A constant complaint of all the American players was having to practice for practice's sake. They were at the park 10 hours a day. An integral part of training routines was showing that a player had courage and would push himself to the limit. One Japanese player was held up as an example. He fielded 900 consecutive ground balls in nearly three hours, then slumped to the ground, unable to get up. Even when injured, the American players were told to get out on the field with the team and obey the manager. American sluggers who didn't show proper respect for the manager were ordered to bunt. Wa was even more important than winning. No player could call the manager by his first name. Team discipline forbade it. Also face. And wa.

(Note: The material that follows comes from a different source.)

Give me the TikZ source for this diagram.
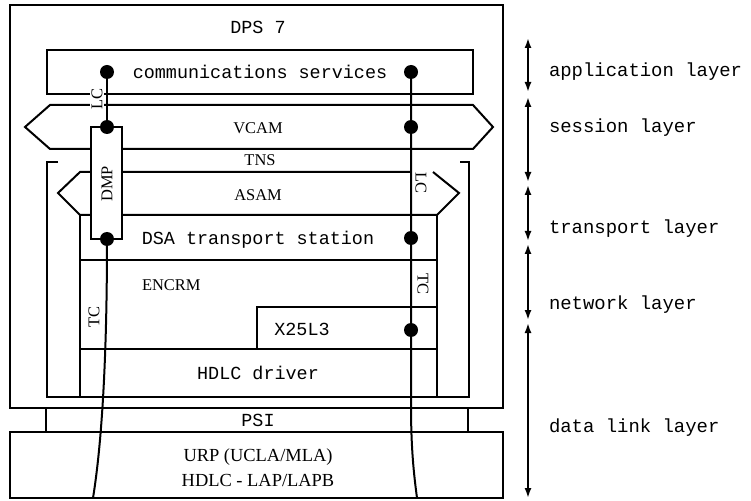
\documentclass[tikz,border=0pt]{standalone}
\usepackage{fontspec}
\setmainfont{Liberation Serif}
\newfontfamily\monofam{Liberation Mono}
\usetikzlibrary{arrows.meta}
\begin{document}
\begin{tikzpicture}[x=1bp,y=-1bp, line width=2bp,
  mono/.style={font=\monofam\fontsize{18.5}{20}\selectfont, inner sep=1bp},
  serif/.style={font=\fontsize{16.5}{18}\selectfont, inner sep=1bp},
  big/.style={font=\fontsize{18.5}{20}\selectfont, inner sep=1bp},
  lay/.style={font=\monofam\fontsize{19}{21}\selectfont, anchor=west, inner sep=0pt},
  dot/.style={circle, fill=black, inner sep=0pt, minimum size=14bp},
  layarrow/.style={{Latex[length=10bp,width=7bp]}-{Latex[length=10bp,width=7bp]}, line width=1.8bp}]
\useasboundingbox (0,0) rectangle (751,501);

% outer DPS 7 box
\draw (10,5) rectangle (503,408);
\node[mono] (dps) at (258,27) {DPS 7};
% communications services
\draw (47,50) rectangle (473,94);
\node[mono] (cs) at (260,72) {communications services};
% VCAM
\draw (50,105) -- (473,105) -- (493,127) -- (473,149) -- (50,149) -- (25,127) -- cycle;
\node[serif] (vcam) at (258,128) {VCAM};
\node[serif] (tns) at (260,160) {TNS};
% TNS bracket
\draw (58,162) -- (47,162) -- (47,397) -- (469,397) -- (469,162) -- (460,162);
% ASAM
\draw (411,172) -- (80,172) -- (58,193) -- (80,215) -- (437,215) -- (459,193) -- (433,172);
\node[serif] (asam) at (258,195) {ASAM};
% DSA transport station and below
\draw (80,215) -- (80,397);
\draw (437,215) -- (437,397);
\draw (80,260) -- (437,260);
\node[mono] (dsa) at (258,240) {DSA transport station};
\node[serif, anchor=west] (encrm) at (140,285) {ENCRM};
\draw (257,349) -- (257,307) -- (437,307);
\node[mono] (x25) at (302,329) {X25L3};
\draw (80,349) -- (437,349);
\node[mono] (hdlc) at (258,373) {HDLC driver};
% PSI
\draw (46,408) -- (46,432);
\draw (468,408) -- (468,432);
\node[mono] (psi) at (258,420) {PSI};
% URP
\draw (10,432) rectangle (503,498);
\node[big] (urp1) at (258,457) {URP (UCLA/MLA)};
\node[big] (urp2) at (258,480) {HDLC - LAP/LAPB};

% DMP box
\draw[fill=white] (91,127) rectangle (122,239);
\node[serif, rotate=90] (dmp) at (107,184) {DMP};

% connection lines
\coordinate (l1) at (107,72);
\coordinate (l2) at (107,127);
\coordinate (l3) at (107,239);
\coordinate (lend) at (93,498);
\coordinate (r1) at (411,72);
\coordinate (r2) at (411,127);
\coordinate (r3) at (411,238);
\coordinate (r4) at (411,330);
\coordinate (rbend) at (411,405);
\coordinate (rend) at (417,498);
\draw (l1) -- (l2);
\draw (l3) .. controls (107,330) and (104,430) .. (lend);
\draw (r1) -- (r4) -- (rbend) .. controls (411,450) and (414,475) .. (rend);
\foreach \p in {l1,l2,l3,r1,r2,r3,r4} \node[dot] at (\p) {};

% small labels
\node[serif, rotate=90, fill=white] (lcl) at (97,99) {LC};
\node[serif, rotate=-90] (lcr) at (421,183) {LC};
\node[serif, rotate=-90] (tcr) at (423,284) {TC};
\node[serif, rotate=90] (tcl) at (94,317) {TC};

% layer arrows
\coordinate (a0) at (528,38);  \coordinate (a1) at (528,92);
\coordinate (b0) at (528,97);  \coordinate (b1) at (528,182);
\coordinate (c0) at (528,185); \coordinate (c1) at (528,241);
\coordinate (d0) at (528,244); \coordinate (d1) at (528,320);
\coordinate (e0) at (528,323); \coordinate (e1) at (528,498);
\draw[layarrow] (a0) -- (a1);
\draw[layarrow] (b0) -- (b1);
\draw[layarrow] (c0) -- (c1);
\draw[layarrow] (d0) -- (d1);
\draw[layarrow] (e0) -- (e1);
\node[lay] (la) at (548,72) {application layer};
\node[lay] (lb) at (548,128) {session layer};
\node[lay] (lc) at (548,229) {transport layer};
\node[lay] (ld) at (548,305) {network layer};
\node[lay] (le) at (548,428) {data link layer};
\end{tikzpicture}
\end{document}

Mr. Whiting writes: "Americans played ball. Japanese worked at it." One Japanese player didn't call it baseball; he said the game was "work ball." The author tells of the Japanese player who showed emotion by throwing down his glove after committing an error. The manager slapped him in the face in front of thousands of fans. A Japanese journalist explained why: "A player's glove is his most important possession. He should treat it with respect as a samurai would his sword."

Although many of the Japanese players show great skill, why aren't they big leaguers by American standards? In Mr. Whiting's view, team harmony and rigid coaching drill out individual initiative. What's more, even the fans are disciplined. In an American ballpark, when a foul ball is caught in the stands, everyone cheers the lucky fan. A Japanese fan politely returns the ball to the stadium usher.

As a player, Davey Johnson was forced to play with an injured hand and became embittered by Japanese criticism. Yet as Mets manager, he found that the Japanese system had certain values, for example, working on a player's weaknesses in special practice sessions. He also thought that a certain degree of hard conditioning was valuable. Mr. Whiting quotes Mr. Johnson:

"The Japanese player is human, and maybe he is used to being abused, criticized and browbeaten. They all accept that as part of the system, but I know they would rather not go through with it. The coaches, however, don't know how to leave the ballplayers alone to play the game by themselves. They don't know how to stop messing with the players. That's the nature of the animal in Japan."

Or, as Mr. Whiting puts it, that's wa.